= Local Government Commission for England (1958–1967) =

The Local Government Commission for England was established by the Local Government Act 1958 to review the organisation of local government, and make "such proposals as are hereinafter authorised for effecting changes appearing to the Commissions desirable in the interests of effective and convenient local government". Most of the commission's proposals failed to reach consensus and were not implemented, and the body was dissolved in 1967.

==Membership==
The initial members of the commission were appointed by warrant dated 31 October 1958. The chairman was Sir Henry Drummond Hancock and the deputy chairman was Michael Edward Rowe. The other members of the commission were Ruth Burton Buckley, Bernard Donald Storey and Ernest William Woodhead. They were joined on 14 January 1959 by Professor Ely Devons and on 15 July 1959 by Robert Hughes Parry. On the death of Woodhead, Leslie Robert Missen was made a member. The last member to be appointed was Professor Bryan Keith-Lucas on 24 June 1965.

==The Review process==
The Commission carried out reviews of two types of areas: five Special Review Areas, covering the major conurbations outside London, and seven General Review Areas, covering regions comprising a number of administrative counties and county boroughs. The commission's remit did not extend to the Metropolitan Area which was under review by the Royal Commission on Local Government in Greater London.

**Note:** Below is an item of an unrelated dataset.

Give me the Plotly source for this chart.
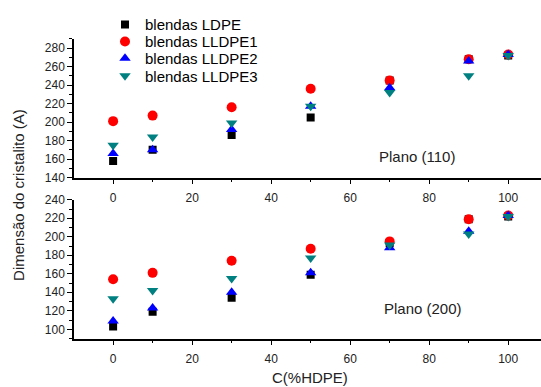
import plotly.graph_objects as go

# HDPE content in the blends (%)
hdpe = [0, 10, 30, 50, 70, 90, 100]

# Crystallite size, plane (110)
ldpe_110 = [158, 170, 186, 205, 245, 268, 272]
lldpe1_110 = [201, 207, 216, 236, 245, 268, 273]
lldpe2_110 = [166, 170, 192, 217, 237, 266, 273]
lldpe3_110 = [175, 184, 199, 217, 232, 250, 272]

# Crystallite size, plane (200)
ldpe_200 = [103, 119, 134, 159, 193, 219, 222]
lldpe1_200 = [154, 161, 174, 187, 195, 219, 223]
lldpe2_200 = [109, 123, 140, 161, 188, 206, 223]
lldpe3_200 = [133, 142, 155, 177, 191, 203, 222]

series_names = ["blendas LDPE", "blendas LLDPE1", "blendas LLDPE2", "blendas LLDPE3"]
series_110 = [ldpe_110, lldpe1_110, lldpe2_110, lldpe3_110]
series_200 = [ldpe_200, lldpe1_200, lldpe2_200, lldpe3_200]

colors = ["#000000", "#FF0000", "#0000FF", "#008080"]
symbols = ["square", "circle", "triangle-up", "triangle-down"]
sizes = [8, 10, 10, 10]

FONT = "Arial, Liberation Sans, sans-serif"
W, H = 541, 387
ML = 74

fig = go.Figure()

legend_ids = ["legend", "legend2", "legend3", "legend4"]
for i in range(4):
    marker = dict(color=colors[i], symbol=symbols[i], size=sizes[i], line=dict(width=0))
    fig.add_trace(go.Scatter(x=hdpe, y=series_110[i], mode="markers", name=series_names[i],
                             marker=marker, xaxis="x", yaxis="y", legend=legend_ids[i]))
for i in range(4):
    marker = dict(color=colors[i], symbol=symbols[i], size=sizes[i], line=dict(width=0))
    fig.add_trace(go.Scatter(x=hdpe, y=series_200[i], mode="markers", name=series_names[i],
                             marker=marker, xaxis="x2", yaxis="y2", showlegend=False))


def px_to_paper_y(py):
    return 1 - py / H


def px_to_paper_x(px):
    return (px - ML) / (W - ML)


axis_common = dict(
    showline=True, linecolor="black", linewidth=1.5, mirror=False,
    ticks="outside", ticklen=5, tickwidth=1.2, tickcolor="black",
    showgrid=False, zeroline=False,
    tickfont=dict(family=FONT, size=12, color="#222"),
)

x_range = [-9.9, 108.3]
xcommon = dict(axis_common, range=x_range, tick0=0, dtick=20, ticklabelstandoff=3,
               minor=dict(dtick=10, ticks="outside", ticklen=3, tickwidth=1.2, tickcolor="black"))
ycommon = dict(axis_common, dtick=20,
               minor=dict(dtick=10, ticks="outside", ticklen=3, tickwidth=1.2, tickcolor="black"))

legend_rows = [18.5, 36, 53.5, 71.5]
legend_layout = {}
for lid, py in zip(legend_ids, legend_rows):
    legend_layout[lid] = dict(
        x=px_to_paper_x(105), xanchor="left",
        y=px_to_paper_y(py), yanchor="middle",
        bgcolor="rgba(0,0,0,0)", borderwidth=0,
        font=dict(family=FONT, size=15, color="black"),
        itemclick=False,
    )

fig.update_layout(
    width=W, height=H,
    margin=dict(l=ML, r=0, t=0, b=0),
    paper_bgcolor="white", plot_bgcolor="white",
    font=dict(family=FONT, color="black"),
    xaxis=dict(xcommon, domain=[0, 1], anchor="y"),
    yaxis=dict(ycommon, domain=[px_to_paper_y(177), px_to_paper_y(33)], range=[140, 290],
               tick0=140, anchor="x"),
    xaxis2=dict(xcommon, domain=[0, 1], anchor="y2"),
    yaxis2=dict(ycommon, domain=[px_to_paper_y(344), px_to_paper_y(200)], range=[90, 240],
                tick0=100, anchor="x2"),
    annotations=[
        dict(text="Plano (110)", x=77, y=163, xref="x", yref="y", showarrow=False,
             font=dict(family=FONT, size=15, color="#222")),
        dict(text="Plano (200)", x=78.5, y=122, xref="x2", yref="y2", showarrow=False,
             font=dict(family=FONT, size=15, color="#222")),
        dict(text="Dimensão do cristalito (A)", textangle=-90,
             x=px_to_paper_x(19), y=px_to_paper_y(195), xref="paper", yref="paper",
             xanchor="center", yanchor="middle",
             showarrow=False, font=dict(family=FONT, size=15, color="#222")),
        dict(text="C(%HDPE)", x=px_to_paper_x(310), y=px_to_paper_y(384),
             xref="paper", yref="paper", xanchor="center", yanchor="middle",
             showarrow=False, font=dict(family=FONT, size=15, color="#222")),
    ],
    **legend_layout,
)

fig.write_html("out.html")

| Review Area | Review Commenced | Draft Proposals | Report presented |
|---|---|---|---|
| West Midlands SRA | 3 April 1959 | 4 April 1960 | 31 July 1961† |
| East Midlands GRA | 9 March 1959 | 4 April 1960 | 31 July 1961 |
| West Midlands GRA | 9 March 1959 | 4 April 1960 | 31 July 1961 |
| South Western GRA | 1 December 1959 | 7 July 1961 | 5 February 1963 |
| North Eastern GRA | 15 December 1959 | 13 April 1962 | 22 November 1963 |
| Tyneside SRA | 16 January 1960 | 16 February 1962 | 16 July 1963‡ |
| York and North Midlands GRA | 25 April 1960 | 7 September 1962 | 26 May 1964 |
| West Yorkshire SRA | 25 April 1960 | 20 July 1962 | 13 March 1964 |
| Lincolnshire and East Anglia GRA | 1 August 1961 | 17 May 1963 | 7 May 1965 |
| Merseyside SRA | 29 October 1962 | 17 December 1965 | Not presented |
| South East Lancashire SRA | 29 October 1962 | 17 December 1965 | Not presented |
| North Western GRA | 29 October 1962 | 29 October 1965 | Not presented |
| Southern GRA | 17 May 1965 | Not presented | Not presented |

† An enquiry into the Commission recommendations was ordered to be held, commencing on 18 October 1961.

‡ An enquiry into the Commission recommendations was ordered to be held, commencing on 23 March 1964.

The North-Western GRA consisted of the administrative counties of Cheshire, Lancashire, Cumberland and Westmorland (except those areas in the Merseyside and South East Lancashire SRAs), and the county boroughs of Barrow-in-Furness, Blackburn, Blackpool, Burnley, Carlisle, Chester, Preston, St. Helens, Southport, Warrington and Wigan.

The Southern GRA consisted of the administrative counties of Berkshire, Buckinghamshire, Dorset, Hampshire, Isle of Wight, Oxfordshire and Wiltshire, along with the county boroughs of Bournemouth, Oxford, Portsmouth, Reading and Southampton.

No reviews were commenced for the administrative counties of Essex, Hertfordshire, Kent, Surrey, East or West Sussex, or in the county boroughs of Brighton, Canterbury, Eastbourne, Hastings or Southend-on-Sea. Parts of Essex, Hertfordshire, Kent and Surrey (including the county boroughs of East Ham, West Ham and Croydon) were included in the Metropolitan Area.

=== Dissolution ===
On 10 February 1966, the Prime Minister, Harold Wilson announced in the Commons the appointment of a Royal Commission chaired by Lord Redcliffe-Maud, to review the structure of local government in England more radically.

The reviews were formally brought to an end in 1967 by the Local Government (Termination of Reviews) Act 1967, which dissolved the commission. Most outstanding recommendations were abandoned by the government.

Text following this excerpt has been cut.